The Devil Inside opens with what is purported to be a chilling recording of a 911 call and crime-scene footage from a blood-soaked 1989 triple murder of two priests and a nun. The confessed murderer, Maria Rossi (Suzan Crowley) was subsequently transferred to a mental hospital in Rome.
Two decades later, Maria’s daughter Isabella (Fernanda Andrade), who was a child at the time, has learned that her mother was undergoing an exorcism at the time of the killings. Somehow she has fallen in with a documentary filmmaker named Michael (Ionut Grama) working on a project about exorcism, and Michael winds up following Isabella to Rome to meet her mother.
In Rome, Isabella and Michael visit a Vatican-sanctioned university course on exorcism (as seen last year in The Rite), where clerical and lay students discuss standards of proof and ruling out mental illness and so forth. Students are even shown footage of a patient who seems, by all reasonable horror-movie standards, clearly possessed—but the priestly professore states that the Church’s finding in that case was mental illness.
So far, so good; it seems that The Devil Inside is poised to do what The Rite, otherwise a pretty decent Hollywood take on exorcism, failed to do: offer actual examples of an occasional troubled person who isn’t possessed, just to mix things up.
But no. Before long, Isabella and Michael meet a pair of serious young priests, a British cleric named Father Benjamin (Simon Quarterman) and an American named Father David (Evan Helmuth) who is also a medical doctor, who explain the truth: The Church today is not in the business of actually helping people who need her help. The rite of exorcism itself has changed (exactly how isn’t stated), and the presumption of mental illness is so strong that an authorized finding of possession is almost impossible.
It’s true that the rite of exorcism has been updated in recent years, once in 1999 and again in 2004. It’s also true that the new ritual has been criticized for weakening the language of the original, for example, for omitting language commanding demons in favor of language of supplication directed to God.
Such charges may be worth taking seriously. Less creditable is dialogue like “In the eyes of the church, what we’re doing is wrong … That’s how we know it’s so right.” And demons who emit EMP-style waves disrupting cameras and electronics, which I can imagine working in theory, but is just silly here. Oh, and since The Rite actually included a random jump scene with a yowling cat, The Devil Inside has one with a snarling dog. Ah, nothing like the classics.
One of the film’s signature images, an older nun with the telltale white irises of the possessed, is spotted on the street as the camera and its subjects pass by. It’s a throwaway image, not much more meaningful than the barking dog. You see what a state the Church is in? Demonic nuns openly wander the streets of Rome, and the Vatican does nothing.

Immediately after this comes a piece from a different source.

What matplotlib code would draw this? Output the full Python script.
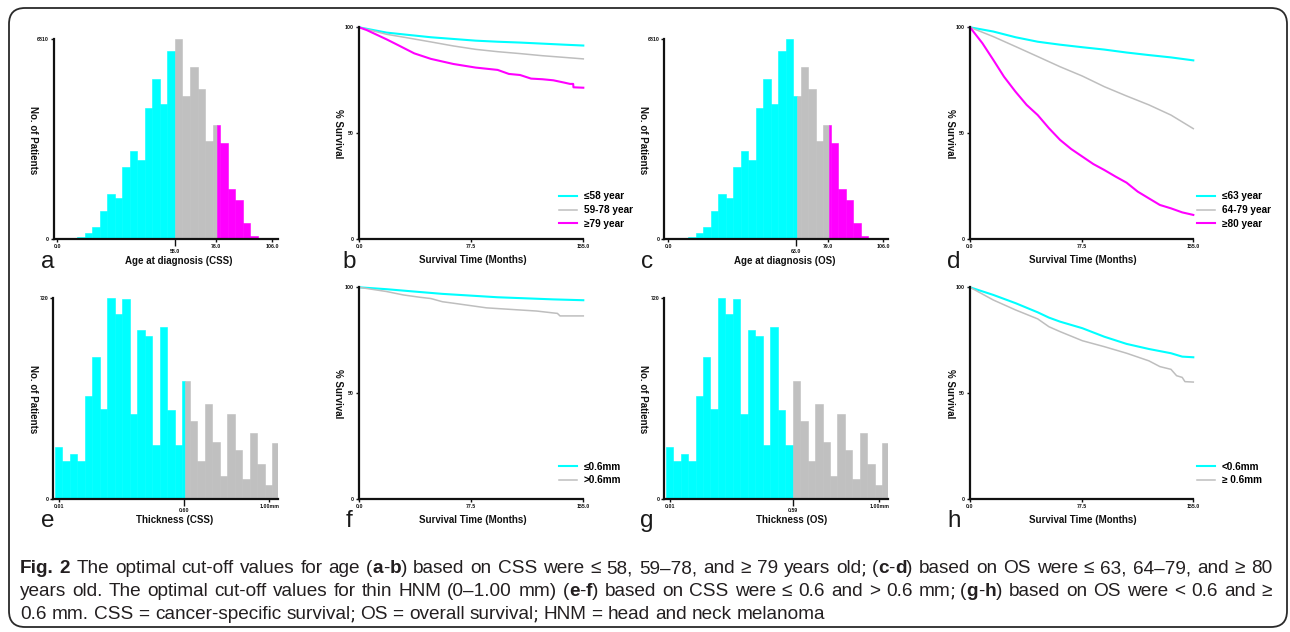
import matplotlib
matplotlib.use('Agg')
import matplotlib.pyplot as plt
from matplotlib import font_manager
from matplotlib.patches import FancyBboxPatch
from matplotlib.transforms import IdentityTransform

W, H, DPI = 1290, 632, 100

# ---------------- data ----------------
# Age histogram (shared by panels a and c)
age_bin_start = -1.2
age_bin_width = 3.7
age_counts = [20, 25, 35, 80, 215, 420, 975, 1530, 1416, 2447, 3003, 2697, 4464, 5462, 4612, 6402,
              6810, 4884, 5870, 5110, 3354, 3887, 3263, 1711, 1337, 544, 125, 34]
age_ymax = 6810
css_age_cuts = [58.0, 78.5]
os_age_cuts = [63.5, 79.5]
css_age_ticks = [0, 78, 106]
css_age_tick_labels = ['0.0', '78.0', '106.0']
css_age_cut_tick = [58]
css_age_cut_label = ['58.0']
os_age_ticks = [0, 79, 106]
os_age_tick_labels = ['0.0', '79.0', '106.0']
os_age_cut_tick = [63]
os_age_cut_label = ['63.0']

# Thickness histogram (shared by panels e and g)
thick_bin_start = -0.0101
thick_bin_width = 0.0353
thick_counts = [188, 136, 161, 136, 371, 511, 324, 720, 664, 716, 306, 606, 585, 194, 616, 318, 194,
                422, 279, 136, 340, 205, 84, 304, 176, 71, 236, 127, 50, 200]
thick_ymax = 720
css_thick_cuts = [0.605]
os_thick_cuts = [0.59]
thick_ticks = [0.01, 1.00]
thick_tick_labels = ['0.01', '1.00mm']
css_thick_cut_tick = [0.60]
css_thick_cut_label = ['0.60']
os_thick_cut_tick = [0.59]
os_thick_cut_label = ['0.59']

# Survival curves
b_t = [0, 19.1, 32.9, 49.7, 65.2, 80.6, 95.8, 111.3, 126.7, 141.9, 155]
b_le58 = [100, 97.5, 96.5, 95.3, 94.5, 93.7, 93.2, 92.8, 92.3, 91.8, 91.4]
b_59_78 = [100, 96.7, 95.1, 93.1, 91.2, 89.6, 88.5, 87.6, 86.6, 85.8, 85.1]
b_t_ge79 = [0, 5.3, 19.1, 26.7, 38.2, 49.7, 65.2, 80.6, 95.8, 103.6, 111.3, 118.9, 126.7, 134.3,
            141.9, 145.8, 148.0, 148.2, 155]
b_ge79 = [100, 98.7, 94.3, 91.7, 87.7, 85.1, 82.7, 81.0, 79.9, 78.0, 77.5, 75.8, 75.5, 75.0,
          73.9, 73.3, 73.3, 71.7, 71.5]

d_t = [0, 16.2, 31.7, 47.0, 62.5, 78.0, 93.2, 108.7, 124.2, 139.5, 155]
d_le63 = [100, 98.0, 95.3, 93.2, 91.8, 90.6, 89.5, 88.1, 86.9, 85.8, 84.4]
d_64_79 = [100, 95.6, 90.9, 86.2, 81.4, 77.0, 72.0, 67.6, 63.4, 58.6, 52.2]
d_t_ge80 = [0, 8.6, 16.2, 23.6, 31.5, 39.3, 47.0, 54.8, 62.5, 70.2, 78.0, 85.6, 93.2, 101.0,
            108.7, 116.4, 124.2, 131.8, 139.5, 147.3, 155]
d_ge80 = [100, 92.5, 84.6, 76.7, 69.7, 63.4, 58.6, 52.4, 46.9, 42.6, 39.0, 35.5, 32.7, 29.6,
          26.7, 22.5, 19.3, 16.2, 14.6, 12.7, 11.5]

f_t_le06 = [0, 19.1, 38.2, 57.6, 76.7, 95.8, 115.2, 134.3, 155]
f_le06 = [100, 99.1, 98.0, 96.9, 96.1, 95.3, 94.8, 94.3, 93.9]
f_t_gt06 = [0, 19.1, 30.6, 42.1, 49.7, 57.6, 65.2, 76.7, 88.2, 99.7, 111.3, 122.8, 134.3, 137.1,
            138.9, 155]
f_gt06 = [100, 98.0, 96.4, 95.3, 94.7, 93.2, 92.5, 91.4, 90.3, 89.8, 89.3, 88.8, 87.9, 87.7,
          86.5, 86.5]

h_t_lt06 = [0, 16.2, 31.7, 47.0, 54.8, 62.5, 78.0, 93.2, 108.7, 124.2, 139.5, 147.3, 155]
h_lt06 = [100, 96.4, 92.5, 88.2, 85.7, 83.8, 80.7, 76.7, 73.3, 70.9, 68.9, 67.3, 67.0]
h_t_ge06 = [0, 16.2, 31.7, 47.0, 54.8, 62.5, 78.0, 93.2, 108.7, 124.2, 131.8, 139.5, 143.4, 147.3,
            149.2, 155]
h_ge06 = [100, 94.0, 89.3, 85.1, 81.4, 79.1, 74.8, 72.0, 68.9, 65.3, 62.6, 61.3, 58.3, 57.5,
          55.5, 55.3]

surv_ticks = [0, 77.5, 155]
surv_tick_labels = ['0.0', '77.5', '155.0']

# ---------------- styling ----------------
CYAN, GRAY, MAG = '#00FFFF', '#C0C0C0', '#FF00FF'
GRAY_LINE = '#BEBEBE'
INK = '#111111'

plt.rcParams['font.family'] = ['Liberation Sans', 'DejaVu Sans']
plt.rcParams['font.weight'] = 'bold'

fig = plt.figure(figsize=(W / DPI, H / DPI), dpi=DPI)
renderer = fig.canvas.get_renderer()


def px_axes(l, t, r, b):
    return fig.add_axes([l / W, 1 - b / H, (r - l) / W, (b - t) / H])


def ptxt(x, y, s, **kw):
    return fig.text(x / W, 1 - y / H, s, **kw)


def base_style(ax):
    for s in ['top', 'right']:
        ax.spines[s].set_visible(False)
    for s in ['left', 'bottom']:
        ax.spines[s].set_linewidth(1.6)
        ax.spines[s].set_color(INK)
    ax.tick_params(which='major', width=1.0, length=2, labelsize=3.8, pad=1.5, colors=INK)


def draw_hist(ax, start, width, counts, cuts, colors):
    bounds = [-1e9] + list(cuts) + [1e9]
    for i, c in enumerate(counts):
        l = start + i * width
        r = l + width
        for k in range(len(bounds) - 1):
            pl = max(l, bounds[k])
            pr = min(r, bounds[k + 1])
            if pr > pl:
                ax.bar(pl, c, width=pr - pl, align='edge', color=colors[k],
                       edgecolor=colors[k], linewidth=0.4)


def hist_panel(pos, start, width, counts, cuts, colors, xlim, ymax, ticks, ticklabels,
               cut_tick, cut_label):
    ax = px_axes(*pos)
    draw_hist(ax, start, width, counts, cuts, colors)
    ax.set_xlim(*xlim)
    ax.set_ylim(0, ymax)
    base_style(ax)
    ax.set_yticks([0, ymax], ['0', str(ymax)])
    ax.set_xticks(ticks, ticklabels)
    ax.set_xticks(cut_tick, cut_label, minor=True)
    ax.tick_params(axis='x', which='minor', length=5, width=1.0, pad=1.8, labelsize=3.8,
                   colors=INK)
    return ax


def surv_panel(pos, curves, labels, colors, widths, leg_xy):
    ax = px_axes(*pos)
    handles = []
    for (t, s), c, lw in zip(curves, colors, widths):
        h, = ax.plot(t, s, color=c, lw=lw, clip_on=False, solid_joinstyle='round')
        handles.append(h)
    ax.set_xlim(0, 155)
    ax.set_ylim(0, 100)
    base_style(ax)
    ax.set_xticks(surv_ticks, surv_tick_labels)
    ax.set_yticks([0, 50, 100], ['0', '50', '100'])
    ax.legend(handles, labels, loc='upper left', bbox_to_anchor=(leg_xy[0] / W, 1 - leg_xy[1] / H),
              bbox_transform=fig.transFigure, frameon=False, fontsize=7.2, handlelength=1.75,
              handletextpad=0.7, labelspacing=0.36, borderpad=0, borderaxespad=0)
    return ax


age_xlim = (-1.85, 108.6)
thick_xlim = (-0.0165, 1.042)
hist_cols = [CYAN, GRAY, MAG]

# panel a
hist_panel((53.5, 39, 277.7, 239.3), age_bin_start, age_bin_width, age_counts, css_age_cuts,
           hist_cols, age_xlim, age_ymax, css_age_ticks, css_age_tick_labels,
           css_age_cut_tick, css_age_cut_label)
# panel c
hist_panel((664.3, 39, 888.3, 239.3), age_bin_start, age_bin_width, age_counts, os_age_cuts,
           hist_cols, age_xlim, age_ymax, os_age_ticks, os_age_tick_labels,
           os_age_cut_tick, os_age_cut_label)
# panel e
hist_panel((53.3, 298.3, 278.3, 499), thick_bin_start, thick_bin_width, thick_counts,
           css_thick_cuts, [CYAN, GRAY], thick_xlim, thick_ymax, thick_ticks, thick_tick_labels,
           css_thick_cut_tick, css_thick_cut_label)
# panel g
hist_panel((664.3, 298.3, 888.3, 499), thick_bin_start, thick_bin_width, thick_counts,
           os_thick_cuts, [CYAN, GRAY], thick_xlim, thick_ymax, thick_ticks, thick_tick_labels,
           os_thick_cut_tick, os_thick_cut_label)

# panel b
surv_panel((359, 27.3, 583.3, 239.3),
           [(b_t, b_le58), (b_t, b_59_78), (b_t_ge79, b_ge79)],
           ['≤58 year', '59-78 year', '≥79 year'], [CYAN, GRAY_LINE, MAG], [1.5, 1.1, 1.5],
           (559, 191.5))
# panel d
surv_panel((970, 27.3, 1193.3, 239.3),
           [(d_t, d_le63), (d_t, d_64_79), (d_t_ge80, d_ge80)],
           ['≤63 year', '64-79 year', '≥80 year'], [CYAN, GRAY_LINE, MAG], [1.5, 1.1, 1.5],
           (1197, 191.5))
# panel f
surv_panel((359, 287.3, 583.3, 499.3),
           [(f_t_le06, f_le06), (f_t_gt06, f_gt06)],
           ['≤0.6mm', '>0.6mm'], [CYAN, GRAY_LINE], [1.5, 1.1], (559, 461.5))
# panel h
surv_panel((970, 287.3, 1193.3, 499.3),
           [(h_t_lt06, h_lt06), (h_t_ge06, h_ge06)],
           ['<0.6mm', '≥ 0.6mm'], [CYAN, GRAY_LINE], [1.5, 1.1], (1197, 461.5))

# axis titles
LBL = dict(fontsize=7, fontweight='bold', color=INK, ha='center', va='center')
xlabels = [(179, 261, 'Age at diagnosis (CSS)'), (473, 260, 'Survival Time (Months)'),
           (785, 261, 'Age at diagnosis (OS)'), (1083, 260, 'Survival Time (Months)'),
           (175, 520, 'Thickness (CSS)'), (473, 520, 'Survival Time (Months)'),
           (792, 520, 'Thickness (OS)'), (1083, 520, 'Survival Time (Months)')]
for x, y, s in xlabels:
    ptxt(x, y, s, **LBL)
ylabels = [(33, 140, 'No. of Patients'), (338.3, 133.3, '% Survival'),
           (643.3, 140, 'No. of Patients'), (950, 133.3, '% Survival'),
           (33.3, 398.7, 'No. of Patients'), (338.3, 393.3, '% Survival'),
           (643.3, 398.7, 'No. of Patients'), (950, 393.3, '% Survival')]
for x, y, s in ylabels:
    ptxt(x, y, s, rotation=270, **LBL)

# panel letters
letters = [(48, 'a', 268), (349, 'b', 268), (647, 'c', 268), (954, 'd', 268),
           (48, 'e', 527), (349, 'f', 527), (647, 'g', 527), (954, 'h', 527)]
for x, s, y in letters:
    ptxt(x, y, s, fontsize=17.5, fontweight='normal', color='#1a1a1a', ha='center',
         va='baseline')

# frame
frame = FancyBboxPatch((9, H - 627), 1287 - 9, 627 - 8,
                       boxstyle='round,pad=0,rounding_size=16', transform=IdentityTransform(),
                       facecolor='none', edgecolor='#2a2a2a', linewidth=1.3)
fig.patches.append(frame)

# caption
names = {f.name for f in font_manager.fontManager.ttflist}
cap_family = 'Liberation Sans Narrow' if 'Liberation Sans Narrow' in names else 'Liberation Sans'
semi_family = 'Roboto' if 'Roboto' in names else 'DejaVu Sans'
CAP_COLOR = '#231F20'

cap_lines = [
    [("Fig. 2", True), (" The optimal cut-off values for age (", False), ("a", True), ("-", False),
     ("b", True), (") based on CSS were ≤ 58, 59–78, and ≥ 79 years old; (", False), ("c", True),
     ("-", False), ("d", True), (") based on OS were ≤ 63, 64–79, and ≥ 80", False)],
    [("years old. The optimal cut-off values for thin HNM (0–1.00 mm) (", False), ("e", True),
     ("-", False), ("f", True), (") based on CSS were ≤ 0.6 and > 0.6 mm; (", False), ("g", True),
     ("-", False), ("h", True), (") based on OS were < 0.6 and ≥", False)],
    [("0.6 mm. CSS = cancer-specific survival; OS = overall survival; HNM = head and neck melanoma",
      False)],
]


def tokenize(segs):
    toks = []
    pending = False
    for text, bold in segs:
        parts = text.split(' ')
        for i, p in enumerate(parts):
            if i > 0:
                pending = True
            if p == '':
                continue
            sub = p.split(';')
            for j, q in enumerate(sub):
                if j > 0:
                    toks.append((';', bold, False))
                if q:
                    toks.append((q, bold, pending and len(toks) > 0))
                    pending = False
    return toks


def fam_for(s):
    return semi_family if s == ';' else cap_family


def text_w(s, bold, size):
    kw = dict(fontsize=size, fontweight='bold' if bold else 'normal', family=fam_for(s))
    t1 = fig.text(0, 0, '|' + s + '|', **kw)
    t2 = fig.text(0, 0, '||', **kw)
    w = t1.get_window_extent(renderer).width - t2.get_window_extent(renderer).width
    t1.remove()
    t2.remove()
    return w


cap_x0 = 20
cap_target = 1252
cap_baselines = [573, 596, 619]
tok_lines = [tokenize(l) for l in cap_lines]

s0 = 10.0
sp0 = text_w(' ', False, s0)
nat = sum(text_w(t, b, s0) for t, b, _ in tok_lines[0]) + sp0 * sum(1 for t in tok_lines[0] if t[2])
cap_size = s0 * cap_target / nat * 0.985
space_nat = text_w(' ', False, cap_size)

for li, toks in enumerate(tok_lines):
    widths = [text_w(t, b, cap_size) for t, b, _ in toks]
    nsp = sum(1 for t in toks if t[2])
    if li < 2:
        space = (cap_target - sum(widths)) / nsp
    else:
        space = space_nat
    x = cap_x0
    for (t, b, sp), w in zip(toks, widths):
        if sp:
            x += space
        ptxt(x, cap_baselines[li], t, fontsize=cap_size, fontweight='bold' if b else 'normal',
             family=fam_for(t), color=CAP_COLOR, ha='left', va='baseline')
        x += w

fig.savefig('out.png', dpi=DPI)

The whole exorcism genre has a fatal flaw, which is that it is overshadowed by the ending of the original Exorcist. No one has ever come up with a better climactic twist than the demon jumping out of the original victim into the exorcising priest, or another bystander, so they just keep doing it over and over and over. The Rite did it too. The Devil Inside practically telegraphs it by having the priest teaching the exorcism class mention the possibility for the benefit of students who have never seen an exorcism movie.
Last year’s The Rite, despite its flaws, was probably the most pro-Catholic exorcism movie in Hollywood history. The Devil Inside may be the most blatantly anti-Catholic, or at least anti-Church. Having thus exhausted the gamut of possibilities, perhaps there is no need for another exorcism film next January—or, if there is, we can all ignore it.